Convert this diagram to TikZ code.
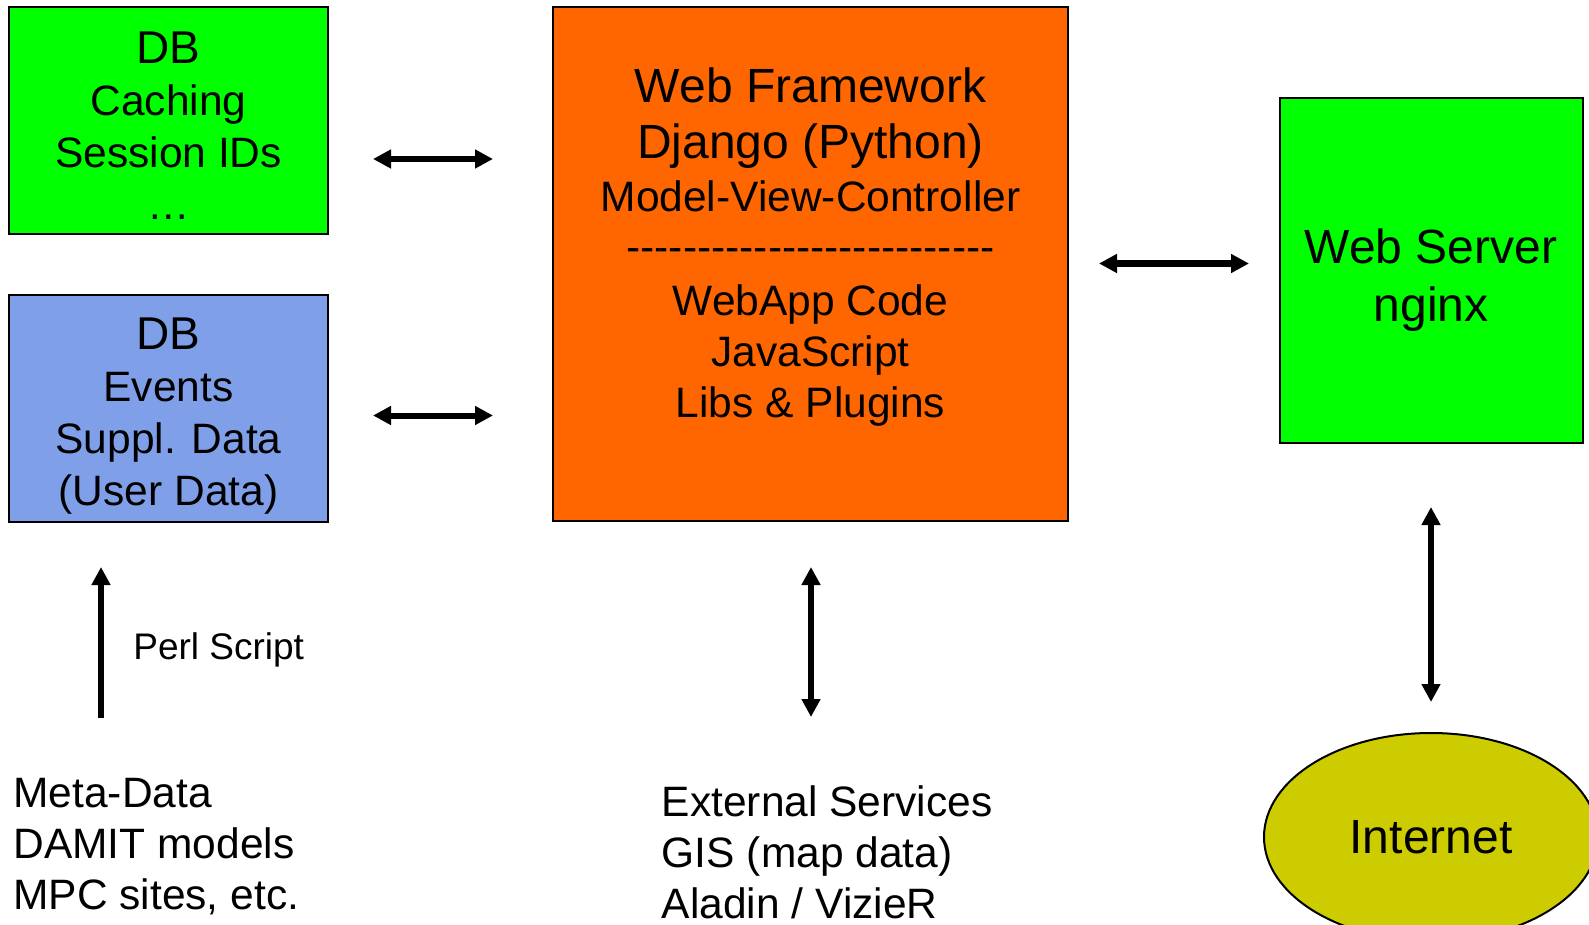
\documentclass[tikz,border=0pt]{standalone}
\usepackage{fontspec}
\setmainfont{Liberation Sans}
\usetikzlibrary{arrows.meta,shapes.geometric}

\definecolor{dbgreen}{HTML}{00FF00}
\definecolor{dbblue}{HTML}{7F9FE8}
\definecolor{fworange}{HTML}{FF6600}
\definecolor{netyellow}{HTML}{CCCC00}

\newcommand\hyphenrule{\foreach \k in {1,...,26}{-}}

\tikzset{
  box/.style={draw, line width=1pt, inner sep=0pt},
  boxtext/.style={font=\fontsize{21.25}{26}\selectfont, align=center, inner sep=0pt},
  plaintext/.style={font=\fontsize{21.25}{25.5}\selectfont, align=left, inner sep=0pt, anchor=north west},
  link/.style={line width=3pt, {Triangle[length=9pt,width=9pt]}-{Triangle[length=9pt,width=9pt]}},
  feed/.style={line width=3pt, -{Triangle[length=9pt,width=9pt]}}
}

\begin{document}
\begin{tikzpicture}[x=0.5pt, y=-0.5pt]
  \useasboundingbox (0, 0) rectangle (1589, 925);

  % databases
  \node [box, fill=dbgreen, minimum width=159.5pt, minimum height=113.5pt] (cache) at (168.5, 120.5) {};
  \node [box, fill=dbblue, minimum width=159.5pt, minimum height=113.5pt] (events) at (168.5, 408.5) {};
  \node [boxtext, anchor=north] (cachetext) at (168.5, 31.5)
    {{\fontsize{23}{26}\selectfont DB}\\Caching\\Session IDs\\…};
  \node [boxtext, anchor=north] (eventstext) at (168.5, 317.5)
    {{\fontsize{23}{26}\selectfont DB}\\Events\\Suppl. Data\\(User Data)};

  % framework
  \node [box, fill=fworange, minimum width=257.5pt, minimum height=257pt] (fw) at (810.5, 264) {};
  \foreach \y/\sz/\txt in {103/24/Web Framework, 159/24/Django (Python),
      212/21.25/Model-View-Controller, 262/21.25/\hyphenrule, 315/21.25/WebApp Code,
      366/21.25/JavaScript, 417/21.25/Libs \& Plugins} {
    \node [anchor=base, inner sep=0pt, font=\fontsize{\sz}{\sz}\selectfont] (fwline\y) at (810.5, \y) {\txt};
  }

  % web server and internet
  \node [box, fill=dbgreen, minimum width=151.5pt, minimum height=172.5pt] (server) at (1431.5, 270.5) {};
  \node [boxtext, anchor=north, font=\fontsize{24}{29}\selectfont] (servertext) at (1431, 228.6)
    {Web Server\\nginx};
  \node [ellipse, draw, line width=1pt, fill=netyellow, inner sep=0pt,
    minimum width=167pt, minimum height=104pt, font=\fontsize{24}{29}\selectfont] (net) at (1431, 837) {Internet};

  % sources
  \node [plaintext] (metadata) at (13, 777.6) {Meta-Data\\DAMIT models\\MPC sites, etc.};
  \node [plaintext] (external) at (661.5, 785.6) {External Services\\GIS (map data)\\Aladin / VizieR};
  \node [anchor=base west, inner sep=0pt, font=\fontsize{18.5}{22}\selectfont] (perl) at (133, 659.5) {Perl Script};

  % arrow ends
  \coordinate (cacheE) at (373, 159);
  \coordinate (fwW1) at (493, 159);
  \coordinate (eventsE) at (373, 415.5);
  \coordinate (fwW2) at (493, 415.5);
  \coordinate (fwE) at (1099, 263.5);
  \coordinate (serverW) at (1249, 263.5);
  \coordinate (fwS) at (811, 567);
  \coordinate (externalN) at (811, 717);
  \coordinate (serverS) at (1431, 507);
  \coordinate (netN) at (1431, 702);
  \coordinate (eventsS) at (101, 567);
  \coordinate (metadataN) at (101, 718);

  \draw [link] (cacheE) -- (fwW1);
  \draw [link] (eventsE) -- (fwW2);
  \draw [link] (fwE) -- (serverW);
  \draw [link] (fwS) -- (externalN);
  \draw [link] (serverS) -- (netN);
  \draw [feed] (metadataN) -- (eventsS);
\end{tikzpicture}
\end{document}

========================================

Pictures stay out. Print the data exactly, from its first line through the line containing "rectangle (1589, 925);".

Convert this diagram to TikZ code.
\documentclass[tikz,border=0pt]{standalone}
\usepackage{fontspec}
\setmainfont{Liberation Sans}
\usetikzlibrary{arrows.meta,shapes.geometric}

\definecolor{dbgreen}{HTML}{00FF00}
\definecolor{dbblue}{HTML}{7F9FE8}
\definecolor{fworange}{HTML}{FF6600}
\definecolor{netyellow}{HTML}{CCCC00}

\newcommand\hyphenrule{\foreach \k in {1,...,26}{-}}

\tikzset{
  box/.style={draw, line width=1pt, inner sep=0pt},
  boxtext/.style={font=\fontsize{21.25}{26}\selectfont, align=center, inner sep=0pt},
  plaintext/.style={font=\fontsize{21.25}{25.5}\selectfont, align=left, inner sep=0pt, anchor=north west},
  link/.style={line width=3pt, {Triangle[length=9pt,width=9pt]}-{Triangle[length=9pt,width=9pt]}},
  feed/.style={line width=3pt, -{Triangle[length=9pt,width=9pt]}}
}

\begin{document}
\begin{tikzpicture}[x=0.5pt, y=-0.5pt]
  \useasboundingbox (0, 0) rectangle (1589, 925);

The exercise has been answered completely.